DATA LINES:
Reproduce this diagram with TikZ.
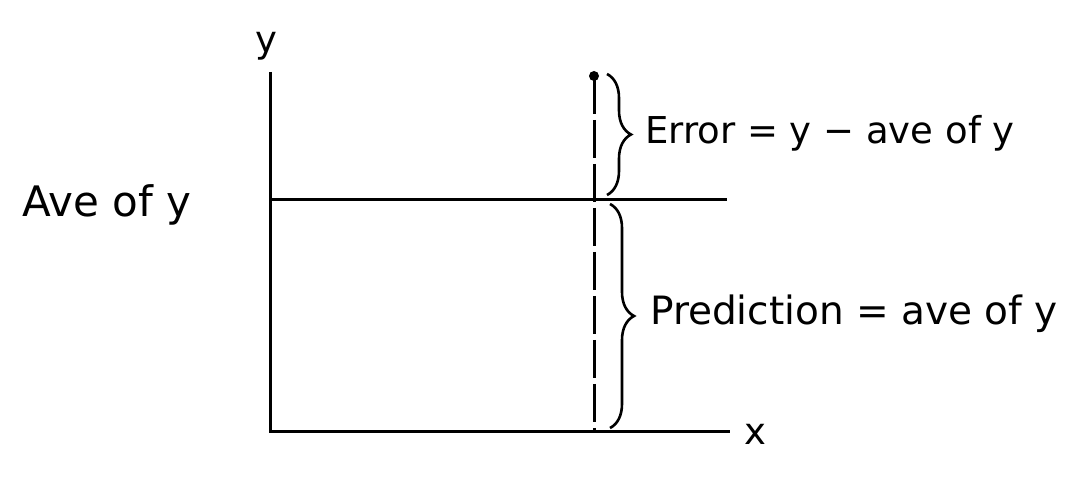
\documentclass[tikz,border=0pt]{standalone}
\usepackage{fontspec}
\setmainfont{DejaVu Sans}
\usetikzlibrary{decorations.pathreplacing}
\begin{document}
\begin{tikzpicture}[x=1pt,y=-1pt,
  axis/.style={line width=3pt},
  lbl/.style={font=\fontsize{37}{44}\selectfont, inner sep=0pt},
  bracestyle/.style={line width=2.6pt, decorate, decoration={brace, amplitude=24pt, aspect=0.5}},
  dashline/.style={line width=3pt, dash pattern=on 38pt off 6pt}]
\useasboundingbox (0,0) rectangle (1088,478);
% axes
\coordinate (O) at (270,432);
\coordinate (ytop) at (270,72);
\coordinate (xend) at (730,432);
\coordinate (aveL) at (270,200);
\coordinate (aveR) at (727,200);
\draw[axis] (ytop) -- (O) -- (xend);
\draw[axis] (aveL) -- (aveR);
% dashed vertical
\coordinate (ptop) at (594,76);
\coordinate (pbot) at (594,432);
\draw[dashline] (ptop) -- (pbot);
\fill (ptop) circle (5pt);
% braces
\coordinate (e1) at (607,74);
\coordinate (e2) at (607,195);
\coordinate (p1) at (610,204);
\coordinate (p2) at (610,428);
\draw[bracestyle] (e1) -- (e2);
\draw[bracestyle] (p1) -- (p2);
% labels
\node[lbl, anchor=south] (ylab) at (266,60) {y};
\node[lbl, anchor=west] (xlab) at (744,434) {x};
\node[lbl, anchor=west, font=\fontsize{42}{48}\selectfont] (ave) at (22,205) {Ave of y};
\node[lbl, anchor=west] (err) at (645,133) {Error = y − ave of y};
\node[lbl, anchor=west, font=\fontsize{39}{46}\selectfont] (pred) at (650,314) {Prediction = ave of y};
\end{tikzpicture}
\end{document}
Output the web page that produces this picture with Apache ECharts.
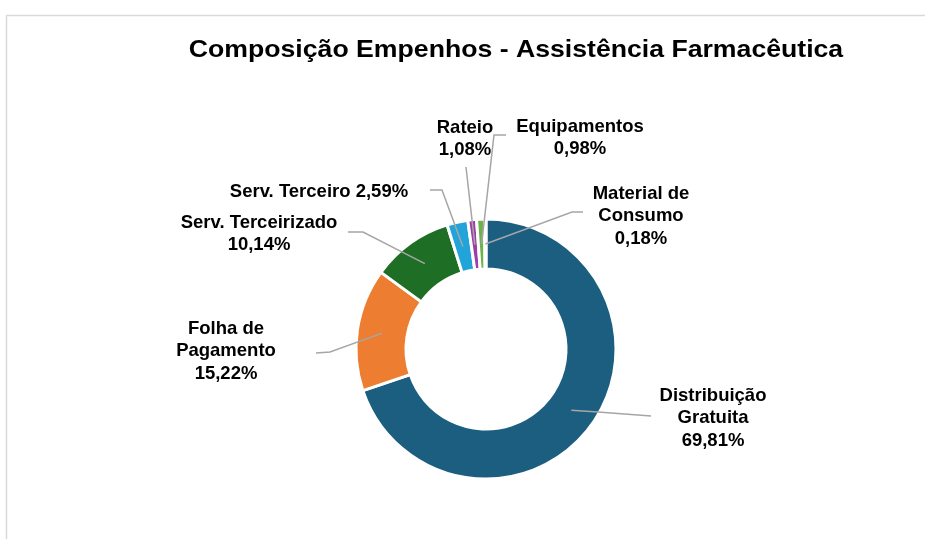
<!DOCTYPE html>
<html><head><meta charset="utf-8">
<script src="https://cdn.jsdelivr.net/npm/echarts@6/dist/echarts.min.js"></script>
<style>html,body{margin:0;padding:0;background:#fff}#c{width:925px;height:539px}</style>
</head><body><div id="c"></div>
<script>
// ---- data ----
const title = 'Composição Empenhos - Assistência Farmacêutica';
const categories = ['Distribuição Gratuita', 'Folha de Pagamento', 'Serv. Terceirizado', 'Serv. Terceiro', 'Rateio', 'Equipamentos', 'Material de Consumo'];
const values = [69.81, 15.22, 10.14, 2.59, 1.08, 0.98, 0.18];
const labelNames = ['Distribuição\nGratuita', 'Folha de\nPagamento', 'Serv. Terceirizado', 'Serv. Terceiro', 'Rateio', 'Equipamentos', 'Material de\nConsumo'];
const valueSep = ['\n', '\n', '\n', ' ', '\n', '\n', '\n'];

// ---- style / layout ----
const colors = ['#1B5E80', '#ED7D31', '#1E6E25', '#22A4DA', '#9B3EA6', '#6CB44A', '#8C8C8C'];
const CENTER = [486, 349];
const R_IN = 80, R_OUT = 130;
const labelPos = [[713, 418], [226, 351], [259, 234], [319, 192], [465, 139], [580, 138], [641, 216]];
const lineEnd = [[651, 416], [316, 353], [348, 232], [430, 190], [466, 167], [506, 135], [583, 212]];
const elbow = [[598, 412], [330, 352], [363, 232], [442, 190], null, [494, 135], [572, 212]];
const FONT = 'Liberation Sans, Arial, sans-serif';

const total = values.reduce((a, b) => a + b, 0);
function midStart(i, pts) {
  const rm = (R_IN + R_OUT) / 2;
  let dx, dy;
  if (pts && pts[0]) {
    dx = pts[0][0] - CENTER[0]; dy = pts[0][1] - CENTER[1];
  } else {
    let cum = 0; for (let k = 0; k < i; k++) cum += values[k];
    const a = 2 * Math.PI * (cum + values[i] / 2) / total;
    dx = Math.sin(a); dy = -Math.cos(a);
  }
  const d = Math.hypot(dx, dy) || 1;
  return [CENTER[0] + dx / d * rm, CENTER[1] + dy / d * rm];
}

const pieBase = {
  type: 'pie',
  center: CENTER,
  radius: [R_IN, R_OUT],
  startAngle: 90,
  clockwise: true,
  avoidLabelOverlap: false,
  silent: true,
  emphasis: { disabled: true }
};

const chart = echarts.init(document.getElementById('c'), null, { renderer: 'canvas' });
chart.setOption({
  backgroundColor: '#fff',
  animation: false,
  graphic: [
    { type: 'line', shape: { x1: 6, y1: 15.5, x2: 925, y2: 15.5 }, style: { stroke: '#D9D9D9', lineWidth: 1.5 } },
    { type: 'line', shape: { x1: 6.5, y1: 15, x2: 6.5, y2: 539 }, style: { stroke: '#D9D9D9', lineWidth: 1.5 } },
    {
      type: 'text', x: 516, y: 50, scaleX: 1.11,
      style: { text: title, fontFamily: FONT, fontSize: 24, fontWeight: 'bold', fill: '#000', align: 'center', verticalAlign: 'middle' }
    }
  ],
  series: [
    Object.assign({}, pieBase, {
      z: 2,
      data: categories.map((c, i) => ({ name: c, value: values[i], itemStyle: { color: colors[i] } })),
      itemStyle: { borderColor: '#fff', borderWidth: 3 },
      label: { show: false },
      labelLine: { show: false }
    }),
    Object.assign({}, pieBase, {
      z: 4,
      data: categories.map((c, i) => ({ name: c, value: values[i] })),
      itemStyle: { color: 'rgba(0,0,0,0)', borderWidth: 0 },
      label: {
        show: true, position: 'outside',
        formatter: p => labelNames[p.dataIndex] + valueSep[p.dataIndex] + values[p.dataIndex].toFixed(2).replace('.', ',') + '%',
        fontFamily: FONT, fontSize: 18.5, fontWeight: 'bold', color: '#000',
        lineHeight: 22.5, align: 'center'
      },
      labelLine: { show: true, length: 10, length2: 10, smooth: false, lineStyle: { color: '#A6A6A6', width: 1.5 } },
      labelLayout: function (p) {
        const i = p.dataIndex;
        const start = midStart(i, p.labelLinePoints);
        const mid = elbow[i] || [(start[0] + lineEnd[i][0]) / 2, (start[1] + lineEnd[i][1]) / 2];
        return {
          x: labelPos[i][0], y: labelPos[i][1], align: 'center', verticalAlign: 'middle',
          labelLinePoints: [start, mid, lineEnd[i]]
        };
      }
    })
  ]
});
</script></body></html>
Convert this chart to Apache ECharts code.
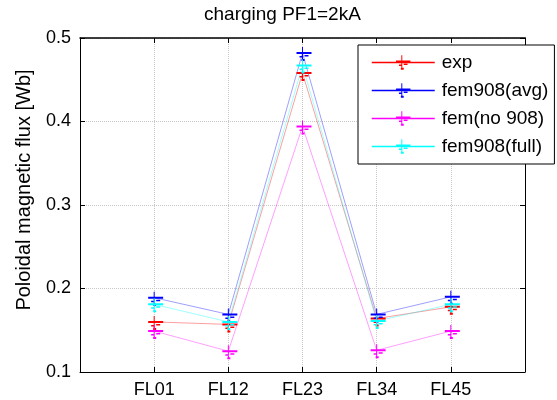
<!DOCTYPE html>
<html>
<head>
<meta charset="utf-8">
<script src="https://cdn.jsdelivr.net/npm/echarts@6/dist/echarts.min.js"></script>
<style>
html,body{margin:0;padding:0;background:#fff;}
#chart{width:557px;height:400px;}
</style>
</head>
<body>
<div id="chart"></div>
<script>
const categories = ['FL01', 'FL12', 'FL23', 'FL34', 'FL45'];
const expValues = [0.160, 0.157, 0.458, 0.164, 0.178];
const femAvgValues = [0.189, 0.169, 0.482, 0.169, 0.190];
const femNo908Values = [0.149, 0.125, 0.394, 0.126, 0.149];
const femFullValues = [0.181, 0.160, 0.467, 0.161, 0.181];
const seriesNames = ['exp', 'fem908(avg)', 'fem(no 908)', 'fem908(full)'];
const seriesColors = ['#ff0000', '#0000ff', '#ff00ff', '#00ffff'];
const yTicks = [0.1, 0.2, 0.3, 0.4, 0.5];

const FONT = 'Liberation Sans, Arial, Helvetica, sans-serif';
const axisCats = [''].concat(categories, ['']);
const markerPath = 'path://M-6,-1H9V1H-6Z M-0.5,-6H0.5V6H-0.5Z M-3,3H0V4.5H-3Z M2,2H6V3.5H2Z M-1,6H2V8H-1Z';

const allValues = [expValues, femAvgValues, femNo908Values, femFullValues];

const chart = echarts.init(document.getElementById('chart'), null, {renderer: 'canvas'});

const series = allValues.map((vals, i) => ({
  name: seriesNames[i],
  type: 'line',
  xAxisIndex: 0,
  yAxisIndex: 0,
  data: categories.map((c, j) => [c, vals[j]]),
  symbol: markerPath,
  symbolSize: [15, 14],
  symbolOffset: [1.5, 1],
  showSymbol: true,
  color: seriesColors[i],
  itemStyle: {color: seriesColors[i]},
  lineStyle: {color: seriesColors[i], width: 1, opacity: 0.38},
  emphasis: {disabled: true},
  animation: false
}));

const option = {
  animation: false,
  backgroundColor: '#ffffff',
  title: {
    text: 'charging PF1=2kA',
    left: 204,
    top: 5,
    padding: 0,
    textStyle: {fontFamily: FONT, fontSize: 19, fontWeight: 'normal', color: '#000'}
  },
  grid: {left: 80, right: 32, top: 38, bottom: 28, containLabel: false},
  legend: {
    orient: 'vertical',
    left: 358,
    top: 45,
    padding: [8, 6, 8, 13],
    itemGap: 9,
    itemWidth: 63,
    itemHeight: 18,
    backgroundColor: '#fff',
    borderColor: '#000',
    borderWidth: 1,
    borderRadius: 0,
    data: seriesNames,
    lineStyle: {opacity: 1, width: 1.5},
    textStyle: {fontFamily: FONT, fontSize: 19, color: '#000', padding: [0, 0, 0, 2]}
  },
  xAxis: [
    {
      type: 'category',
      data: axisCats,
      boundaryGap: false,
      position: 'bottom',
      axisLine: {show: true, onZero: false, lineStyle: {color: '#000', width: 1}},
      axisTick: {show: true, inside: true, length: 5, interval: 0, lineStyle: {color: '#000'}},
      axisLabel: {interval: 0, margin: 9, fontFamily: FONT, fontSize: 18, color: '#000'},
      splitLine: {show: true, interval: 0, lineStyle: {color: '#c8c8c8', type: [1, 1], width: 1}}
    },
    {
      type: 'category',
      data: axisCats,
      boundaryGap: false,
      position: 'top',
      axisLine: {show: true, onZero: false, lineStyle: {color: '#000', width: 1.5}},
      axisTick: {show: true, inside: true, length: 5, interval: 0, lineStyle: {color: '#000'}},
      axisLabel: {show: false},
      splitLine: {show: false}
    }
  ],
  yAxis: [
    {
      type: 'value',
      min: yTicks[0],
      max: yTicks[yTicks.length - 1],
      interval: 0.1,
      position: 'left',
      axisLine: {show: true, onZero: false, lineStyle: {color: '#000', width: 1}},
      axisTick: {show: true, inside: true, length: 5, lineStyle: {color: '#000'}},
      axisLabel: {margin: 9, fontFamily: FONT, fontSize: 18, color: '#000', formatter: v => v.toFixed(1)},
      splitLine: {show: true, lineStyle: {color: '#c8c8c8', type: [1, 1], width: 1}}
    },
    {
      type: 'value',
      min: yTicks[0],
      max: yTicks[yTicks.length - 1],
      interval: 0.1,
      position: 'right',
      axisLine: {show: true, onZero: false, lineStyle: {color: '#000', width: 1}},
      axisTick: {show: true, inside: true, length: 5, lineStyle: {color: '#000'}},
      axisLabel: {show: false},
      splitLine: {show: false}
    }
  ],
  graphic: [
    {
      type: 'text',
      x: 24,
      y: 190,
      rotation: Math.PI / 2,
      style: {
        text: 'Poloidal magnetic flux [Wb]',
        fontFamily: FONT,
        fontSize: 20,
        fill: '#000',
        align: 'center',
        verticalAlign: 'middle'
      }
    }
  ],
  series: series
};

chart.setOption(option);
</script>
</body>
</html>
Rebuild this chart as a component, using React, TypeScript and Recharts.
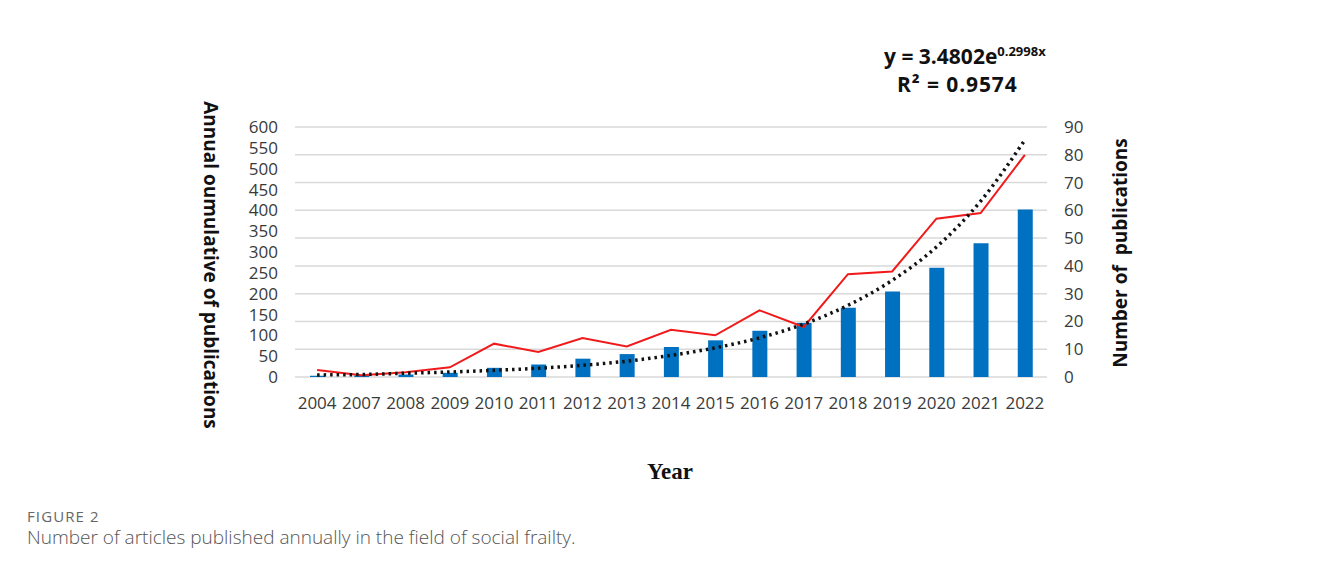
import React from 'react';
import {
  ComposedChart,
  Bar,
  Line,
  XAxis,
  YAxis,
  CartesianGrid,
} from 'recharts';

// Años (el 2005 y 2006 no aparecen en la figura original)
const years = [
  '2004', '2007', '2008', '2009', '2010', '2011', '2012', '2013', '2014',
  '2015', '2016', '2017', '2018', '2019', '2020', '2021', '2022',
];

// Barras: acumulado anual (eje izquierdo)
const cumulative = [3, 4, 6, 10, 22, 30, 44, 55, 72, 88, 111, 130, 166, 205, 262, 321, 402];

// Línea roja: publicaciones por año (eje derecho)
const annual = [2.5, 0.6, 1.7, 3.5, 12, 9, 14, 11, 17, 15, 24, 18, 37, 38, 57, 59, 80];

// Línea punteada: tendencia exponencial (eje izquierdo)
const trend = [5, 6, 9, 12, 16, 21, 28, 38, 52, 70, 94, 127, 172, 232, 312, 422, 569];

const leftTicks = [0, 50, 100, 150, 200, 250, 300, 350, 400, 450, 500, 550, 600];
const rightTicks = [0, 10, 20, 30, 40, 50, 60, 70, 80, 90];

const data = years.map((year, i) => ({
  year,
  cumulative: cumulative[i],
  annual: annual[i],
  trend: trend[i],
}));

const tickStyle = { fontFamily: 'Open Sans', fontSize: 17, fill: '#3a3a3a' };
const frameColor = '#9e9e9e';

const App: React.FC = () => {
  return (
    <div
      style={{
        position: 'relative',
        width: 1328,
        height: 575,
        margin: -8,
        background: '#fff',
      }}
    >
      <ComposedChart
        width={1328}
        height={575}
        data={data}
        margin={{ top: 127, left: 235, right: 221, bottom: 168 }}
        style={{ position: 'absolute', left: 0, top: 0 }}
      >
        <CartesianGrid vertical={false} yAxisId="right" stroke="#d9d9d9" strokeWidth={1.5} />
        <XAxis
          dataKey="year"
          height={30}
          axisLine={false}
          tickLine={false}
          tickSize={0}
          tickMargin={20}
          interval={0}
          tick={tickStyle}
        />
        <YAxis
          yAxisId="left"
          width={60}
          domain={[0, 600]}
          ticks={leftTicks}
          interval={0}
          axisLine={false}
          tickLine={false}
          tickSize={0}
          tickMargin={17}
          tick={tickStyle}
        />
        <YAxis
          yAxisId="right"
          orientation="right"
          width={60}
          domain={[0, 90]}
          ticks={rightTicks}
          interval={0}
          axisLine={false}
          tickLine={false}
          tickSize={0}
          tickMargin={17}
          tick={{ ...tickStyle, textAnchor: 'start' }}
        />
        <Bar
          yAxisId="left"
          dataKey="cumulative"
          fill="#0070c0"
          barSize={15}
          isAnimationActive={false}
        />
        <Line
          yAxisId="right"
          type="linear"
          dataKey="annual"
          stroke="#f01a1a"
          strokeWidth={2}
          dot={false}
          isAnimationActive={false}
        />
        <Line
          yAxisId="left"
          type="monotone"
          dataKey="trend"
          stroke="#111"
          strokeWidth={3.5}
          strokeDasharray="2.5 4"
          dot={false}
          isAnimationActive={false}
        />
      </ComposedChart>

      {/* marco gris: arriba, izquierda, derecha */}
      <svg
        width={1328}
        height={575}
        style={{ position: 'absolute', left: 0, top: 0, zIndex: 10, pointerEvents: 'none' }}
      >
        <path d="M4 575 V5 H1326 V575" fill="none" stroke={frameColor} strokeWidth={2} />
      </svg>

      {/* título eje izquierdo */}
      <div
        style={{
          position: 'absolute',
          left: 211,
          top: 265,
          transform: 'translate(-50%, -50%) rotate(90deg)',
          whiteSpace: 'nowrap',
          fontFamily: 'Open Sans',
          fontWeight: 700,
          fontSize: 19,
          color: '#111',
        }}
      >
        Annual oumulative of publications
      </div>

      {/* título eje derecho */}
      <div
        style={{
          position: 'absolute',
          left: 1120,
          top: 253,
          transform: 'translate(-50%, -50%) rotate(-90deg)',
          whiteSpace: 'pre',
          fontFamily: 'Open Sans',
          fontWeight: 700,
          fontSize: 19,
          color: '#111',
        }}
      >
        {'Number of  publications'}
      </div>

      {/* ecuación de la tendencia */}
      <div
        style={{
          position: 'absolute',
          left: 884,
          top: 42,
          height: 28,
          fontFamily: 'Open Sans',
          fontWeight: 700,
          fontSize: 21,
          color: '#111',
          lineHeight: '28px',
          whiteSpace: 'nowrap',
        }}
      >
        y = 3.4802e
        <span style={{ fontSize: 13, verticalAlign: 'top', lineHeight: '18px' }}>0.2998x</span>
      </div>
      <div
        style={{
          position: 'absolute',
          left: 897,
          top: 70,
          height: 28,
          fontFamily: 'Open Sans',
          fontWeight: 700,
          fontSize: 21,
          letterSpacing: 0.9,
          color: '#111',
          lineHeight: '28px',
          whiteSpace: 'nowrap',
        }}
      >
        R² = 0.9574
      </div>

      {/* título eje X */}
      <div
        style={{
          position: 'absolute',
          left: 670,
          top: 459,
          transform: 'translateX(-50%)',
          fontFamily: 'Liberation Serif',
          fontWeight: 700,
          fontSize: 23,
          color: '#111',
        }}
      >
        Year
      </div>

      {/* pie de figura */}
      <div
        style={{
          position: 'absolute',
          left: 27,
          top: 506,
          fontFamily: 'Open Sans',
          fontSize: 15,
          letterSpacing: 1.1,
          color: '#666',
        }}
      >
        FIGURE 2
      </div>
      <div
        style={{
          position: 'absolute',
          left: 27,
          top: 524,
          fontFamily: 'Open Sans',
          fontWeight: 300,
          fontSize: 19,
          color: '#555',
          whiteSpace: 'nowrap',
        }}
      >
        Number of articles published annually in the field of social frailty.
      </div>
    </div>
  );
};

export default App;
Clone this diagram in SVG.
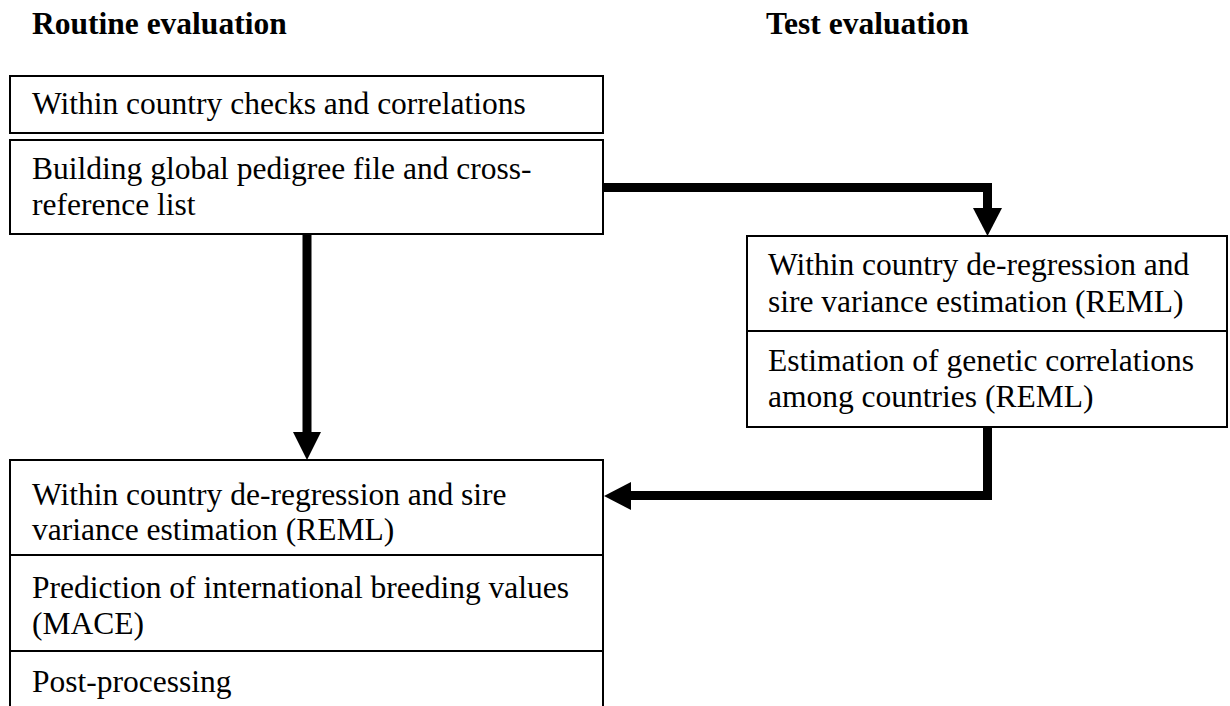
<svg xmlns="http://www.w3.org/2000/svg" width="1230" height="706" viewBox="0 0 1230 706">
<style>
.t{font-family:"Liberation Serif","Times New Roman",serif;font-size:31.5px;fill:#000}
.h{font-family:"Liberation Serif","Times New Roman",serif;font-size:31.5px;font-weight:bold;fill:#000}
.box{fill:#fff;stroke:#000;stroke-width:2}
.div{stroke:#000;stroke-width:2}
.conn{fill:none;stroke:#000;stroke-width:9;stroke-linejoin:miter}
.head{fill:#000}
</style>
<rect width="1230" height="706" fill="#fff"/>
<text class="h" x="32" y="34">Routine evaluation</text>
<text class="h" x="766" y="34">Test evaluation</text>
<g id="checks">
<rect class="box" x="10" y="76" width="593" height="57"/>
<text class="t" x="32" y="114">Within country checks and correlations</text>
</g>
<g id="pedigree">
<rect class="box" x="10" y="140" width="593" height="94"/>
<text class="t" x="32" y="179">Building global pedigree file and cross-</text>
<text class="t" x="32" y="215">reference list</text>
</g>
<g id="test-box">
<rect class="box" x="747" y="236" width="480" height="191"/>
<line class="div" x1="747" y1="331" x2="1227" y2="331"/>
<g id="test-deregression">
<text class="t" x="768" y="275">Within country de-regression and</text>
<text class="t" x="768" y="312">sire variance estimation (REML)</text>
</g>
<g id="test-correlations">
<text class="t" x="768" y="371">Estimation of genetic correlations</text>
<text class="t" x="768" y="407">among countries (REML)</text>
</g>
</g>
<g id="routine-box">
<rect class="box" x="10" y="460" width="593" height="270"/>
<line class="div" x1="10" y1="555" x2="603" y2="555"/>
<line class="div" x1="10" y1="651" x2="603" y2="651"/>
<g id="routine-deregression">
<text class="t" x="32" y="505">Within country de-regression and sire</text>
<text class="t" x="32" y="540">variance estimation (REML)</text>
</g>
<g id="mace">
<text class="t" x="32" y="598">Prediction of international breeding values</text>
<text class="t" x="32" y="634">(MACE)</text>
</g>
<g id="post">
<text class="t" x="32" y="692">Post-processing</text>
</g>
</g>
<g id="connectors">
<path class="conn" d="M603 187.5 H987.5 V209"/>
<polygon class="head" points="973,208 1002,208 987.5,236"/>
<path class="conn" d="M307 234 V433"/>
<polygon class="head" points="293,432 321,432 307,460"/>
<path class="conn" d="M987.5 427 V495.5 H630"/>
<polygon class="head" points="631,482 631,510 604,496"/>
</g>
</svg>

SET PROBLEM: Write out again exactly the lines above from the one with "Convert this chart to Apache ECharts code." through the one with "femAvgValues, femNo908Values, femFullValues];", adding no other lines and no pictures.

SOLUTION TO THIS PROBLEM:
Convert this chart to Apache ECharts code.
<!DOCTYPE html>
<html>
<head>
<meta charset="utf-8">
<script src="https://cdn.jsdelivr.net/npm/echarts@6/dist/echarts.min.js"></script>
<style>
html,body{margin:0;padding:0;background:#fff;}
#chart{width:557px;height:400px;}
</style>
</head>
<body>
<div id="chart"></div>
<script>
const categories = ['FL01', 'FL12', 'FL23', 'FL34', 'FL45'];
const expValues = [0.160, 0.157, 0.458, 0.164, 0.178];
const femAvgValues = [0.189, 0.169, 0.482, 0.169, 0.190];
const femNo908Values = [0.149, 0.125, 0.394, 0.126, 0.149];
const femFullValues = [0.181, 0.160, 0.467, 0.161, 0.181];
const seriesNames = ['exp', 'fem908(avg)', 'fem(no 908)', 'fem908(full)'];
const seriesColors = ['#ff0000', '#0000ff', '#ff00ff', '#00ffff'];
const yTicks = [0.1, 0.2, 0.3, 0.4, 0.5];

const FONT = 'Liberation Sans, Arial, Helvetica, sans-serif';
const axisCats = [''].concat(categories, ['']);
const markerPath = 'path://M-6,-1H9V1H-6Z M-0.5,-6H0.5V6H-0.5Z M-3,3H0V4.5H-3Z M2,2H6V3.5H2Z M-1,6H2V8H-1Z';

const allValues = [expValues, femAvgValues, femNo908Values, femFullValues];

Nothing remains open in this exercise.